If you don`t believe in those things other authors write about then scroll on by and pay them no attention. What works for some does not work for all but do not call another’s artistic expression or their way of making a living if that is what they are doing, bullshit to bolster yours. As if you are better than them while claiming that is not what you think as you cover a smirk and roll your eyes.
Maybe I feel so strongly about this because I was told once what I was allowed to think or believe with a back of a hand and words full of venom that hissed I was nothing without their approval. Maybe that is why I catch the inaccuracies of character in people. My awareness was heightened at a very young age. When words and actions do not sync that meant some type of manipulation or slight is at hand.
It may have nothing to do with you personally (most likely it does not) but what is going on within them at the moment. Their feeling of smallness, their lack of self-worth, their failures become a projection onto you by force of a fist or a silver tongue snake masquerading as warmth and safety.
It's different from a mistake of judgement. A manipulator plays with your emotions and convinces you or tries to, that you got it all wrong, or he/she had the right to ____ (fill in the blank).
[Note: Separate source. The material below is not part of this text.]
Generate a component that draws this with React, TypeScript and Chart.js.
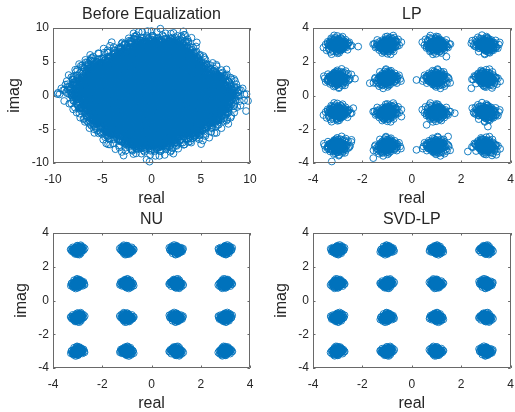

The dance is the tango. they do not want a partner they want a muse.
Full disclosure- erased from this spot- the apology for having an opinion and justification for the same. I am done doing that, another 2025 gift.
See 2026 is off to a great start. This spiritual, optimistic, trauma survivor, fallible, forgiving, always seeking soul and author writes of kindness, gratitude, love and hope that even in the darkest hour she has sought brighter days. She wanted to make a difference, to matter and to have purpose.
I mattered because I lived
I made a difference to my girls, my family and to myself
I have purpose because I rise to greet each day with love
Yeah, I am good with that.
✨Be the Light


Happy New Year!! 🎉💝
"I mattered because I lived" is such a powerful line, Debra. Happy New Year.